# My firemouth is acting funny :(



## KrazyCrusader (Oct 26, 2004)

I just got a firemouth. He's probably 1.5 in long. The last 2 days I've noticed his behavior has changed alot. First my Jack Dempsy has been chasing him around more and beating on him and now he's darkened in color and hiding. He always just almost lays on the bottom of the tank breathing hard. Everything with the tank is fine and he's the only one acting funny. Should I do anything or just let things go?


----------



## piranha45 (Apr 8, 2003)

Your firemouth is scared shitless, prolly due to the JD's aggression. There's a fair chance that he will eventually get better 'accepted' into the tank with time, but there's also a good chance that he'll just live in continuous terror from the JD.

If you take him back to the LFS, trading him in for another FM probably won't do you any good, as the JD clearly doesn't like intruders, so you'd want to just get a refund.

You can just leave him in there and hope though, too. Your call. How big is the tank and how big is the JD? the smaller the JD and the bigger the tank, the better are your FM's chances at eventually getting 'accepted'.

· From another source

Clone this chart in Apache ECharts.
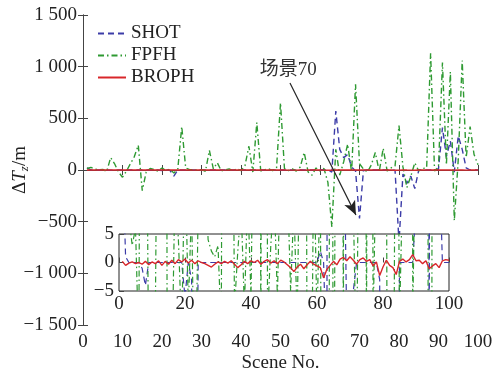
<!DOCTYPE html>
<html><head><meta charset="utf-8">
<script src="https://cdn.jsdelivr.net/npm/echarts@6/dist/echarts.min.js"></script>
<style>html,body{margin:0;padding:0;background:#fff}#c{width:497px;height:372px}</style>
</head><body><div id="c"></div>
<script>
// Scene numbers 1..100
const SHOT = [20,1,0,0,0,0,-1,-4,0,0, 0,0,0,0,0,0,0,0,0,-6, 0,-3,-60,0,0,0,0,0,0,0,
 0,0,0,0,0,0,0,0,0,0, 0,0,0,0,0,0,0,0,0,0, 0,0,0,0,0,0,0,0,0,0,
 2,0,-20,570,200,120,150,30,-10,-470, -5,0,0,0,0,0,0,0,-3,-700,
 -40,-130,-60,-180,0,0,0,0,0,10, 410,130,280,-20,330,200,20,0,0,0];
const FPFH = [15,25,8,3,6,-15,120,60,-20,-70, -10,60,130,240,-200,-20,15,4,-12,20,
 -8,10,-30,10,420,20,4,2,1,3, -12,190,10,70,-8,2,10,-8,12,-6,
 40,230,-20,460,-10,3,12,-6,20,650, 15,-5,10,-10,30,170,-20,-50,20,-10,
 15,-120,-550,200,-50,80,250,-20,830,60, 10,-20,50,170,-15,210,-10,20,40,430,
 30,-170,-60,70,-10,15,20,1130,-10,30, 1040,50,950,-490,100,1060,120,420,150,50];
const BROPH = [0.2,-0.5,-0.1,0.1,-0.2,0.0,-0.3,0.2,-0.4,0.1, -0.2,0.3,-0.5,0.2,-0.3,0.4,-0.2,0.5,0.1,0.6,
 -0.1,0.4,-0.2,0.3,0.0,-0.2,-0.5,-0.8,-0.3,0.1, -0.2,0.2,-0.1,0.3,-0.3,-0.9,-0.4,0.2,-0.2,0.3,
 0.0,0.4,-0.3,0.2,0.5,-0.1,0.3,-0.2,0.4,0.1, -0.4,-0.9,-1.6,-0.8,-0.3,-1.1,-0.4,0.2,-0.3,-0.6,
 -0.9,-2.7,-1.2,-0.5,0.2,-0.4,0.6,0.9,0.3,1.0, 0.4,-0.3,0.5,0.8,0.2,0.5,-0.6,0.1,-2.3,-0.8,
 0.4,-0.5,-0.9,-2.1,0.2,0.6,0.1,0.5,1.4,0.3, 0.4,-0.2,0.3,-1.1,-0.6,-0.2,-0.9,0.3,0.5,0.4];
const mainYTicks = [-1500, 1500, 500];
const mainXTicks = [0, 100, 10];
const insetYTicks = [-5, 5, 5];
const insetXTicks = [0, 100, 20];
const annot = {text: '场景70', from: [52.4, 842], to: [69.1, -435]};

const pairs = a => a.map((v, i) => [i + 1, v]);
const FONT = 'Liberation Serif, Noto Sans CJK SC';
const C_SHOT = '#3c3ca8', C_FPFH = '#2e9a32', C_BROPH = '#d8262a';
const fmt = v => {
  const a = Math.abs(v);
  const s = a >= 1000 ? Math.floor(a/1000) + ' ' + String(a%1000).padStart(3,'0') : String(a);
  return (v < 0 ? '\u2212' : '') + s;
};
const axisCommon = (extra) => Object.assign({
  axisLine: {show: true, lineStyle: {color: '#444', width: 1}},
  axisTick: {show: true, inside: true, length: 5, lineStyle: {color: '#444'}},
  splitLine: {show: false},
  axisLabel: {color: '#222', fontFamily: FONT, fontSize: 19}
}, extra);

const chart = echarts.init(document.getElementById('c'), null, {renderer: 'canvas'});
chart.setOption({
  animation: false,
  backgroundColor: '#fff',
  grid: [
    {left: 83, right: 19, top: 15, bottom: 47, show: false, containLabel: false, outerBoundsMode: 'none'},
    {left: 119, right: 48, top: 234, bottom: 81, show: true, z: 5, backgroundColor: '#fff', borderColor: '#222', borderWidth: 1,
      containLabel: false, outerBoundsMode: 'none'}
  ],
  legend: {
    data: ['SHOT', 'FPFH', 'BROPH'], orient: 'vertical', left: 92, top: 19,
    itemWidth: 28, itemHeight: 12, itemGap: 3,
    itemStyle: {color: 'rgba(0,0,0,0)', borderWidth: 0, opacity: 0},
    textStyle: {fontFamily: FONT, fontSize: 19, color: '#222'}
  },
  xAxis: [
    axisCommon({gridIndex: 0, type: 'value', min: mainXTicks[0], max: mainXTicks[1], interval: mainXTicks[2],
      name: 'Scene No.', nameLocation: 'middle', nameGap: 29, nameMoveOverlap: false,
      nameTextStyle: {fontFamily: FONT, fontSize: 19, color: '#222'},
      axisLabel: {color: '#222', fontFamily: FONT, fontSize: 19, margin: 8}}),
    axisCommon({gridIndex: 0, type: 'value', position: 'top', min: mainXTicks[0], max: mainXTicks[1], interval: mainXTicks[2],
      axisLabel: {show: false}}),
    axisCommon({gridIndex: 1, type: 'value', min: insetXTicks[0], max: insetXTicks[1], interval: insetXTicks[2], z: 6,
      axisLine: {show: false},
      axisLabel: {color: '#222', fontFamily: FONT, fontSize: 19, margin: 4}})
  ],
  yAxis: [
    axisCommon({gridIndex: 0, type: 'value', min: mainYTicks[0], max: mainYTicks[1], interval: mainYTicks[2],
      name: '{n|\u0394}{i|T}{s|z}{n|/m}', nameLocation: 'middle', nameGap: 52, nameRotate: 90, nameMoveOverlap: false,
      nameTextStyle: {rich: {
        n: {fontFamily: FONT, fontSize: 19, color: '#222'},
        i: {fontFamily: FONT, fontSize: 19, fontStyle: 'italic', color: '#222'},
        s: {fontFamily: FONT, fontSize: 13, fontStyle: 'italic', color: '#222', verticalAlign: 'bottom', padding: [8, 0, 0, 0]}
      }},
      axisLabel: {color: '#222', fontFamily: FONT, fontSize: 19, margin: 6, formatter: fmt}}),
    axisCommon({gridIndex: 0, type: 'value', position: 'right', min: mainYTicks[0], max: mainYTicks[1], interval: mainYTicks[2],
      axisLabel: {show: false}}),
    axisCommon({gridIndex: 1, type: 'value', min: insetYTicks[0], max: insetYTicks[1], interval: insetYTicks[2], z: 6,
      axisLine: {show: false},
      axisLabel: {color: '#222', fontFamily: FONT, fontSize: 19, margin: 5, formatter: fmt}})
  ],
  series: [
    {name: 'SHOT', type: 'line', xAxisIndex: 0, yAxisIndex: 0, data: pairs(SHOT), symbol: 'none', z: 2,
      lineStyle: {color: C_SHOT, width: 1.4, type: [6, 4]}, itemStyle: {color: C_SHOT},
      markLine: {silent: true, symbol: ['none', 'arrow'], symbolSize: [9, 14],
        lineStyle: {color: '#222', width: 1.2, type: 'solid'},
        label: {show: true, position: 'start', formatter: annot.text, fontFamily: FONT, fontSize: 19, color: '#333', distance: 4},
        data: [[{coord: annot.from}, {coord: annot.to}]]}},
    {name: 'FPFH', type: 'line', xAxisIndex: 0, yAxisIndex: 0, data: pairs(FPFH), symbol: 'none', z: 2,
      lineStyle: {color: C_FPFH, width: 1.4, type: [6, 3, 1.5, 3]}, itemStyle: {color: C_FPFH}},
    {name: 'BROPH', type: 'line', xAxisIndex: 0, yAxisIndex: 0, data: pairs(BROPH), symbol: 'none', z: 3,
      lineStyle: {color: C_BROPH, width: 1.4}, itemStyle: {color: C_BROPH}},
    {name: 'SHOT', type: 'line', xAxisIndex: 2, yAxisIndex: 2, data: pairs(SHOT), symbol: 'none', z: 7, clip: true,
      lineStyle: {color: C_SHOT, width: 1.2, type: [6, 4]}},
    {name: 'FPFH', type: 'line', xAxisIndex: 2, yAxisIndex: 2, data: pairs(FPFH), symbol: 'none', z: 7, clip: true,
      lineStyle: {color: C_FPFH, width: 1.2, type: [6, 3, 1.5, 3]}},
    {name: 'BROPH', type: 'line', xAxisIndex: 2, yAxisIndex: 2, data: pairs(BROPH), symbol: 'none', z: 8, clip: true,
      lineStyle: {color: C_BROPH, width: 1.4}}
  ]
});
</script></body></html>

Personally, I have a 3" male JD suffering from the exact same situation as your FM, and its due to the wrath of a 6" JD. The poor little guy seems to have gotten so used to sitting on the bottom that he's lost the function of his swim bladder, and swimming seems to be a great effort for him. I'm still banking on him getting 'accepted' eventually, though.


----------



## KrazyCrusader (Oct 26, 2004)

piranha45 said:


> Your firemouth is scared shitless, prolly due to the JD's aggression. There's a fair chance that he will eventually get better 'accepted' into the tank with time, but there's also a good chance that he'll just live in continuous terror from the JD.
> 
> If you take him back to the LFS, trading him in for another FM probably won't do you any good, as the JD clearly doesn't like intruders, so you'd want to just get a refund.
> 
> ...


75 Gallon Tank


----------



## piranha45 (Apr 8, 2003)

my suggestion then would be to add a bunch of cover/decor to the tank, to break up the JD's line-of-sight towards the FM (assuming there's not much decor in the tank), so the FM can stay hidden better, and hope that time dulls aggression and works things in your favor.


----------



## KrazyCrusader (Oct 26, 2004)

It's weird because in the tank there is 4 Danios, 4 Tiger Barbs a Platy and 2 Plecos and they all seem fine. It's just the fire mouth that's all scared









There are plenty of rocks and there is a nice piece of driftwood. There are quite a few plants too. That's why I'm confused by it. Just about a 5 days ago he was fairy aggressive and everyone seemed to get along?


----------



## piranha45 (Apr 8, 2003)

the JD recognizes the FM as a conspecific competitor; he knows the other fish are harmless unrelated small fry.


----------



## kove32 (Oct 26, 2004)

Leave him in there, he will be fine. I mean, most likely he will be. Just mabey take the fish out, rearange the plants etc and then throw them back in! That should help! Mabey not, but you can only hope for the best! Best of luck with your FM.


----------



## KrazyCrusader (Oct 26, 2004)

I checked on my tank tonight and the firemouth dug himself a small crater and was hiding in it. It was probably 3/4 of an inch down. He seems a darker color than usual. Poor fella. I just got him


----------



## dan-uk (Oct 31, 2004)

Your jack dempsey is like my convict he will only attack fish that he feels threatned by.


----------



## KrazyCrusader (Oct 26, 2004)

The firemouth is dead now. I just fished him out. Made sure he was dead and bagged him and trashed him









Not a big deal. He was only a $2.59 Fish









That wimp


----------



## Dave Hasselhoff (Nov 17, 2004)




----------



## piranha45 (Apr 8, 2003)

stress kills


----------